Dom Kennedy's Long-Awaited Volume 2 is a Thesis on West Coast Hip-Hop
Evan Dale // Oct 4, 2018
Lord of the West Coast, Dom Kennedy is back with a sonically traditional project built upon a collection of vintage Los Angeles ideologies. Volume 2, a project that could seemingly be the follow-up to this Summer’s album-worthy mixtape, Addicted to the Underground, is in fact the second album in a series following his last full-length studio, 2016’s celebrated Los Angeles Is Not for Sale, Vol. 1. In typical Dom fashion, the well never ran dry between that release and this one – giving his cult fans Courtesy of Half-A-Mil, Addicted to the Underground, and a barrage of singles and features in the interim – but there is always something particularly special and congruent about a proper Dom album.
Failing to cave into the short album trend – failing to ever cave into any gimmick – Dom Kennedy delivers the anthemic late Summer gaslamp as a 16-track, 49-minute marathon of West Coast synthesizers, meditative flow, and humorous punchlines. As with any Dom release, the sunshine is present, but it’s not all fun and games.
Much of the project’s length is dedicated to a preservation of the classic Los Angeles hip-hop aesthetic, even diving deep into its established and sacred roots. In accompaniment of the project, Dom released a particularly raw and West Coast gift with his leading single and video.
Brenda’s Baby could have come from very few other proponents of the West Coast hip-hop tradition. And no one could have done it justice like Dom. The mini-project feels like The Yellow Album version of the artist that long ago established his crown over Leimart Park and beyond.

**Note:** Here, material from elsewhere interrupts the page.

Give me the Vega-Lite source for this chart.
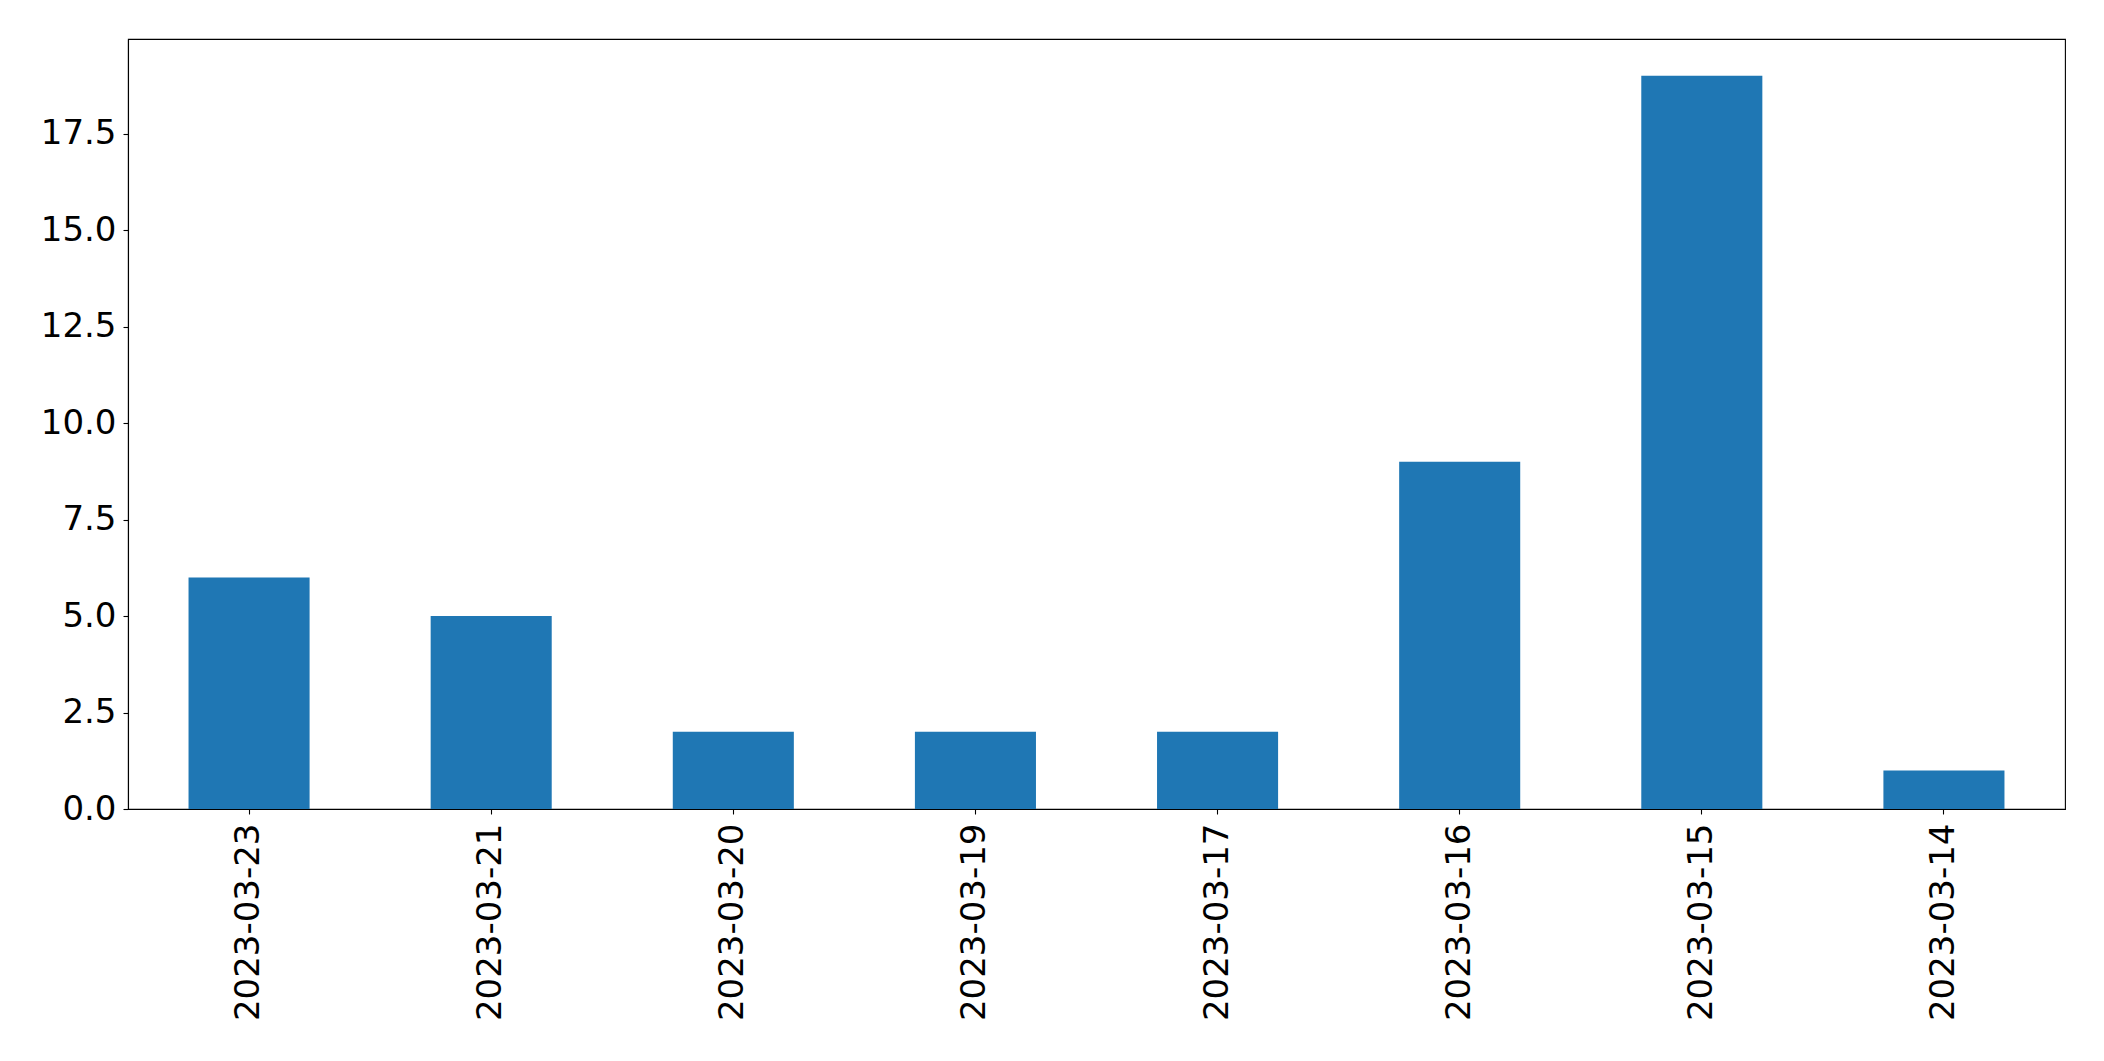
{
  "$schema": "https://vega.github.io/schema/vega-lite/v6.json",
  "autosize": {"type": "none"},
  "padding": {"left": 128, "top": 39, "right": 39, "bottom": 252},
  "width": 1937,
  "height": 770,
  "background": "white",
  "config": {
    "font": "DejaVu Sans",
    "view": {"stroke": "black", "strokeWidth": 1.1},
    "axis": {"grid": false, "domainColor": "black", "tickColor": "black", "labelColor": "black", "labelFont": "DejaVu Sans", "labelFontSize": 34, "labelLimit": 0, "tickSize": 5, "tickWidth": 1.1, "domainWidth": 1.1, "title": null}
  },
  "data": {"values": [
    {"date": "2023-03-23", "count": 6},
    {"date": "2023-03-21", "count": 5},
    {"date": "2023-03-20", "count": 2},
    {"date": "2023-03-19", "count": 2},
    {"date": "2023-03-17", "count": 2},
    {"date": "2023-03-16", "count": 9},
    {"date": "2023-03-15", "count": 19},
    {"date": "2023-03-14", "count": 1}
  ]},
  "mark": {"type": "bar", "color": "#1f77b4"},
  "encoding": {
    "x": {"field": "date", "type": "nominal", "sort": null,
      "scale": {"paddingInner": 0.5, "paddingOuter": 0.25},
      "axis": {"labelAngle": -90, "labelPadding": 9}},
    "y": {"field": "count", "type": "quantitative",
      "scale": {"domain": [0, 19.95], "nice": false, "zero": true},
      "axis": {"values": [0, 2.5, 5, 7.5, 10, 12.5, 15, 17.5], "format": ".1f", "labelPadding": 7}}
  }
}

A brash audacity to even run a follow-up to Tupac’s famed debut, Brenda’s Got A Baby, Dom takes it a step further by making Brenda’s Baby an object of LA’s affection. But as it goes, she grown now and so is eternally youthful Dom Kennedy. Built upon a beat of synthesized voice box explosions and a murderous bassline, he lays down his methodic flow and lovable lyricism, letting the rest follow suit and doing modern justice to Tupac’s ’91 hit. Brenda’s Baby, which now finds itself batting fifth in Volume 2, is proof that no one is a more creative and schooled product of Southern California’s sonic environment.
And yet, it’s only a small fraction of what the greater project has to offer. Dom always makes it look easy, but with Volume 2, he has delivered for the first time in a long time, the kind of project that, along with The Yellow Album and his From the West Side With Love series, will come to define his illustrious career and help to shape West Coast hip-hop for generations to come.
It is after all one of the more distinct sonic textures in music, fluidly integrating artists as varied as Tupac, Dr. Dre, Snoop, Nate Dogg, Kendrick Lamar, and YG. And yet, its foundation has been built from the beginning on a specific collection of sociocultural audio-visual material. Dom is the most vibrant example of that material’s expression in the modern light, and Volume 2 is his thesis.
There are no throw-away tracks, no undercooked concepts, and no bad verses. There are occasionally bad jokes, bad attitudes, and bad feelings towards the rest of the game. The feelings, the vibes and the mood are strictly Dom and by association, fervently Los Angeles. And Los Angeles, as evident as can be made from Dom Kennedy, his West Coast collaborators, and Volume 2 is most definitely not for sale.